In my sophomore English class, we are beginning a unit on Ancient Eastern Literature, and I am including a short study of the book of Job and the book of Ruth. Today we read Job 38 and 42 in class, and I was struck by some new ideas that were brought up in class. Usually when one thinks about the book of Job, the first thought that comes to mind is the old cliché Sunday School discussion of “Why do bad things happen to good people?” While I have some opinions on that question – primarily pertaining to the fact that “good people” really don’t exist – that was not the basis of our discussion today.
In Job 38, God is responding to Job and his friends’ conversations by pointing out His sovereignty and omnipotence as God over every situation: “Where were you when I laid the earth’s foundation? Tell me, if you understand. Who marked off its dimensions? Surely you know! Who stretched a measuring line across it? On what were its footings set, or who laid its cornerstone – while the morning stars sang together and all the angels shouted for joy?” (38:4-7). Interestingly, He responds to their questions with more questions of his own – rhetorical questions that point out His power in a more indirect way. Two things strike me about God’s language here. First, while I may owe this fact primarily to the translation, it seems that God is almost sarcastic in this passage. The “Tell me, if you understand” and “Surely you know!” comments certainly have an edge to them and imply that He might be subtly mocking Job. The word “mock,” however, may be a bit strong, for I don’t think God’s tone here is necessarily a bad thing. If anything, it’s almost humorous that God would choose to address Job in such a “human” manner.
God’s use of rhetorical questions here also seems to be quite effective for His purpose, because He is clearly able to get His point across to Job without coming off as a distant, theistic, vengeful, power-hungry God of wrath. He could have just told Job he was a fool and then gave His own resume of powers and accomplishments, but instead He allowed Job to draw these conclusions himself. Job obviously recognized his own limitations through God’s questions, but God didn’t beat him into that place of humility with a clear-cut tirade on Job’s foolishness. He allowed Job to learn his place as a mortal in a more indirect way.
Although I’ve read these passages many times, something new about them struck me today, and it’s been on my mind ever since. It seems that a God as powerful as the One presented in Job 38 could never be interested in the mere comings and goings of man, much less in the life of one particular individual. And yet in chapter 42, we see that God deals personally with Job’s situation and blesses him specifically according to what he had lost in his earlier trials of chapters 1 and 2. We serve such a personal God! For while He holds the storehouses of hail in his hands, gives orders to the morning, and brings out constellations in their due time, He also cares individually for each human he has created, knowing the intimate details of each of their lives. What an amazing thought.

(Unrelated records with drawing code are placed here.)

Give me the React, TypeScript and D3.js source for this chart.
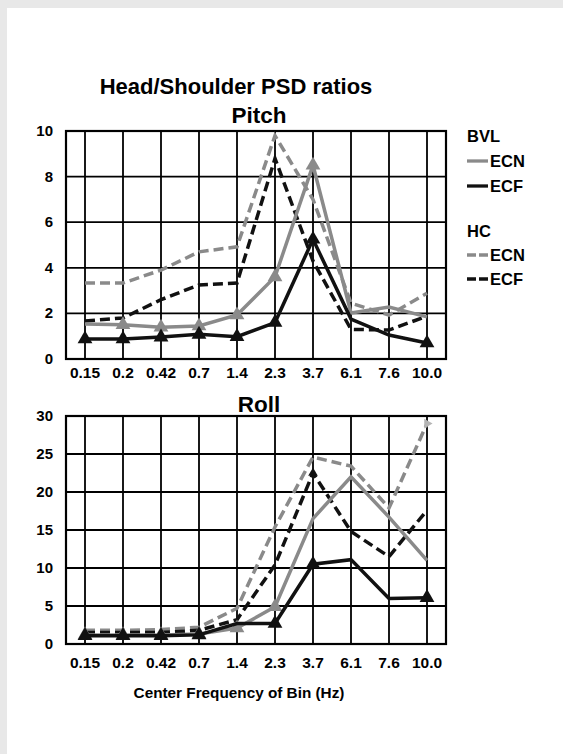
import React from "react";
import * as d3 from "d3";

const categories = ["0.15", "0.2", "0.42", "0.7", "1.4", "2.3", "3.7", "6.1", "7.6", "10.0"];

const pitchBvlEcn = [1.53, 1.5, 1.39, 1.45, 1.93, 3.6, 8.5, 2.02, 2.28, 1.85];
const pitchBvlEcf = [0.88, 0.88, 0.96, 1.08, 0.98, 1.6, 5.25, 1.75, 1.05, 0.7];
const pitchHcEcn = [3.33, 3.33, 3.9, 4.7, 4.92, 9.8, 7.0, 2.45, 1.93, 2.88];
const pitchHcEcf = [1.67, 1.8, 2.6, 3.25, 3.33, 8.8, 4.3, 1.3, 1.27, 1.88];

const rollBvlEcn = [1.2, 1.2, 1.2, 1.3, 2.1, 4.9, 16.5, 22.0, 16.7, 11.0];
const rollBvlEcf = [1.1, 1.1, 1.1, 1.2, 2.7, 2.7, 10.5, 11.1, 6.0, 6.1];
const rollHcEcn = [1.8, 1.8, 1.9, 2.2, 4.7, 15.4, 24.6, 23.4, 17.9, 29.0];
const rollHcEcf = [1.5, 1.5, 1.5, 1.8, 3.2, 10.4, 22.5, 14.8, 11.5, 17.6];

const pitchTicks = [0, 2, 4, 6, 8, 10];
const rollTicks = [0, 5, 10, 15, 20, 25, 30];

// indices of points carrying triangle markers
const pitchMarksEcn = [1, 2, 3, 4, 5, 6];
const pitchMarksEcf = [0, 1, 2, 3, 4, 5, 6, 9];
const rollMarksEcn = [0, 1, 2, 3, 4, 5];
const rollMarksEcf = [0, 1, 2, 3, 5, 6, 9];
const rollMarksHcEcf = [6];
const rollMarksHcEcn = [9];

const GRAY = "#8a8a8a";
const BLACK = "#111";
const FONT = "Liberation Sans, Arial, Helvetica, sans-serif";

const x = d3.scalePoint<string>().domain(categories).range([66, 446]).padding(0.5);

type Series = { values: number[]; color: string; dashed: boolean; marks: number[]; markSize: number; markColor: string; rotate?: number };

function Panel({ title, titleY, yTop, yBottom, ticks, max, series, tickLabelY }: any) {
  const y = d3.scaleLinear().domain([0, max]).range([yBottom, yTop]);
  const line = d3.line<number>().x((_, i) => x(categories[i])!).y((v) => y(v));
  const tri = d3.symbol();
  return (
    <g>
      <text x={259} y={titleY} textAnchor="middle" fontSize={22.5} fontWeight="bold" fontFamily={FONT}>{title}</text>
      {categories.map((c) => (
        <line key={c} x1={x(c)} x2={x(c)} y1={yTop} y2={yBottom} stroke="#000" strokeWidth={1.8} />
      ))}
      {ticks.map((t: number) => (
        <line key={t} x1={66} x2={446} y1={y(t)} y2={y(t)} stroke="#000" strokeWidth={1.8} />
      ))}
      <rect x={66} y={yTop} width={380} height={yBottom - yTop} fill="none" stroke="#000" strokeWidth={2.2} />
      {ticks.map((t: number) => (
        <text key={"l" + t} x={53} y={y(t) + 5} textAnchor="end" fontSize={15} fontWeight="bold" fontFamily={FONT}>{t}</text>
      ))}
      {categories.map((c) => (
        <text key={"x" + c} x={x(c)} y={tickLabelY} textAnchor="middle" fontSize={15.5} fontWeight="bold" fontFamily={FONT}>{c}</text>
      ))}
      {series.map((s: Series, k: number) => (
        <g key={k}>
          <path d={line(s.values)!} fill="none" stroke={s.color} strokeWidth={3.5} strokeDasharray={s.dashed ? "10,5" : undefined} strokeLinejoin="miter" />
          {s.marks.map((i) => (
            <path key={i} d={tri.type(d3.symbolTriangle).size(s.markSize)()!} transform={`translate(${x(categories[i])},${y(s.values[i])}) rotate(${s.rotate || 0})`} fill={s.markColor} />
          ))}
        </g>
      ))}
    </g>
  );
}

export default function App() {
  const pitchSeries: Series[] = [
    { values: pitchHcEcn, color: GRAY, dashed: true, marks: [], markSize: 0, markColor: GRAY },
    { values: pitchHcEcf, color: BLACK, dashed: true, marks: [], markSize: 0, markColor: BLACK },
    { values: pitchBvlEcn, color: GRAY, dashed: false, marks: pitchMarksEcn, markSize: 95, markColor: GRAY },
    { values: pitchBvlEcf, color: BLACK, dashed: false, marks: pitchMarksEcf, markSize: 95, markColor: BLACK },
  ];
  const rollSeries: Series[] = [
    { values: rollHcEcn, color: GRAY, dashed: true, marks: rollMarksHcEcn, markSize: 40, markColor: "#b5b5b5", rotate: 90 },
    { values: rollHcEcf, color: BLACK, dashed: true, marks: rollMarksHcEcf, markSize: 40, markColor: BLACK },
    { values: rollBvlEcn, color: GRAY, dashed: false, marks: rollMarksEcn, markSize: 95, markColor: GRAY },
    { values: rollBvlEcf, color: BLACK, dashed: false, marks: rollMarksEcf, markSize: 95, markColor: BLACK },
  ];
  const legend = [
    { y: 161, color: GRAY, dashed: false, label: "ECN" },
    { y: 186, color: BLACK, dashed: false, label: "ECF" },
    { y: 255, color: GRAY, dashed: true, label: "ECN" },
    { y: 279, color: BLACK, dashed: true, label: "ECF" },
  ];
  return (
    <svg width={563} height={754} style={{ position: "absolute", left: 0, top: 0 }}>
      <rect x={0} y={0} width={563} height={754} fill="#e8e8e8" />
      <rect x={7} y={8} width={556} height={746} fill="#fff" />
      <text x={236} y={94} textAnchor="middle" fontSize={22} fontWeight="bold" fontFamily={FONT}>Head/Shoulder PSD ratios</text>
      <Panel title="Pitch" titleY={123} yTop={131} yBottom={359} ticks={pitchTicks} max={10} series={pitchSeries} tickLabelY={378} />
      <Panel title="Roll" titleY={412} yTop={416} yBottom={644} ticks={rollTicks} max={30} series={rollSeries} tickLabelY={668} />
      <text x={239} y={698} textAnchor="middle" fontSize={15.3} fontWeight="bold" fontFamily={FONT}>Center Frequency of Bin (Hz)</text>
      <text x={467} y={142} fontSize={16.5} fontWeight="bold" fontFamily={FONT}>BVL</text>
      <text x={467} y={237} fontSize={16.5} fontWeight="bold" fontFamily={FONT}>HC</text>
      {legend.map((l, i) => (
        <g key={i}>
          <line x1={467} x2={488} y1={l.y} y2={l.y} stroke={l.color} strokeWidth={3.3} strokeDasharray={l.dashed ? "9,3" : undefined} />
          <text x={490} y={l.y + 6} fontSize={16.5} fontWeight="bold" fontFamily={FONT}>{l.label}</text>
        </g>
      ))}
    </svg>
  );
}
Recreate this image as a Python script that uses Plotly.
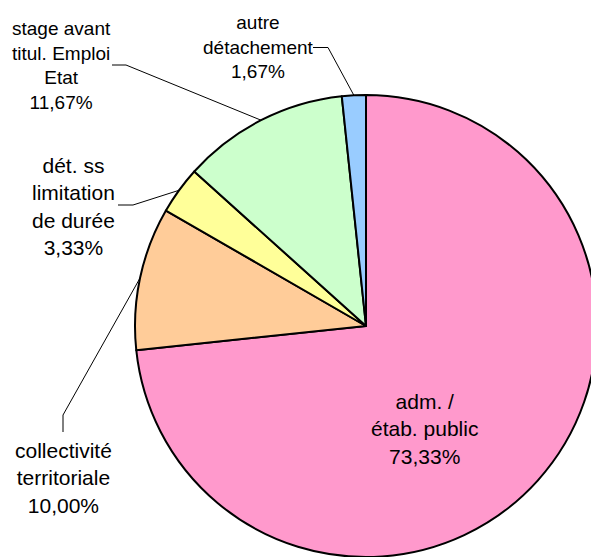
import math
import plotly.graph_objects as go

# ---- data ----
categories = ["adm. / étab. public", "collectivité territoriale",
              "dét. ss limitation de durée", "stage avant titul. Emploi Etat",
              "autre détachement"]
label_lines = ["adm. /<br>étab. public", "collectivité<br>territoriale",
               "dét. ss<br>limitation<br>de durée", "stage avant<br>titul. Emploi<br>Etat",
               "autre<br>détachement"]
values = [73.33, 10.00, 3.33, 11.67, 1.67]
colors = ["#FF99CC", "#FFCC99", "#FFFF99", "#CCFFCC", "#99CCFF"]

# figure slightly larger than the window so the pie is clipped like the reference
W, H = 610, 570
def px(x): return x / W
def py(y): return 1 - y / H

# pie geometry (screen pixels)
cx, cy, r = 366, 326, 231

fig = go.Figure(go.Pie(
    labels=categories, values=values, sort=False, direction="clockwise", rotation=0,
    marker=dict(colors=colors, line=dict(color="black", width=2)),
    textinfo="none", hoverinfo="label+percent", showlegend=False,
    domain=dict(x=[px(cx - r), px(cx + r)], y=[py(cy + r), py(cy - r)]),
))

# label layout: (center x, center y, font size, elbow points)
label_pos = [
    (424, 429, 21, None),
    (63, 478, 21, [(63, 432), (63, 415)]),
    (73, 206, 21, [(118, 205), (133, 205)]),
    (61, 65, 19, [(112, 65), (126, 65)]),
    (258, 47, 19, [(313, 47.5), (328, 47.5)]),
]

total = sum(values)
cum = 0
annotations, shapes = [], []
for lab, v, (lx, ly, fs, elbow) in zip(label_lines, values, label_pos):
    mid = (cum + v / 2) / total
    cum += v
    pct = f"{v:.2f}".replace(".", ",") + "%"
    annotations.append(dict(
        x=px(lx), y=py(ly), xref="paper", yref="paper", text=f"{lab}<br>{pct}",
        showarrow=False, xanchor="center", yanchor="middle", align="center",
        font=dict(family="Liberation Sans, Arial", size=fs, color="black")))
    if elbow:
        ang = 2 * math.pi * mid
        ax = cx + r * math.sin(ang)
        ay = cy - r * math.cos(ang)
        pts = elbow + [(ax, ay)]
        path = "M " + " L ".join(f"{px(x)},{py(y)}" for x, y in pts)
        shapes.append(dict(type="path", path=path, xref="paper", yref="paper",
                           line=dict(color="black", width=1)))

fig.update_layout(
    width=W, height=H, margin=dict(l=0, r=0, t=0, b=0),
    paper_bgcolor="white", plot_bgcolor="white",
    annotations=annotations, shapes=shapes,
)
fig.write_html(
    "out.html",
    config={"displayModeBar": False},
    post_script="document.body.style.margin='0';document.body.style.overflow='hidden';",
)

That idea reminded me of Psalm 139, which begins “O Lord, you have searched me and you know me. You know when I sit and when I rise; you perceive my thoughts from afar…” (Psalm 139:1). It’s interesting that this first verb is in the past tense (“have searched”), implying that God already knows David in an intimate way. The descriptions following that opening verse, however, all pertain to David’s physical and tangible life – where he goes, the words on his tongue, the things that he does on a daily basis, etc.
Interestingly, at the end of this psalm David lifts up this final prayer: “Search me, O God, and know my heart; test me and know my anxious thoughts. See if there is any offensive way in me, and lead me in the way everlasting” (Psalm 139:23-24). Why does David ask God to search him here, even though he has earlier stated that the Lord “has searched” him already (vs. 1)? I think the answer pertains to how David wants the Lord to search him. In this final verse, David doesn’t want the Lord to stop at his mere physical existence – where he goes, the things he says, etc. – but he wants God to search him from the inside out. “Know my heart,” he prays. Know the very inner fiber of my being. Know me intimately.
It’s an amazing truth that we have a sort of God that will do this very thing; He will search us and know us intimately when we draw near to Him. Although He might be able to command the seas, mark off the dimension of the universe, and scatter lightning in the sky, He also eagerly invites us into His very presence and is called Emmanuel, God with us. I can only respond to such a truth as Job did: “Surely I speak of things I do not understand, things too wonderful for me to know. My ears had heard you, but now my eyes have seen you” (Job 42: 4,6).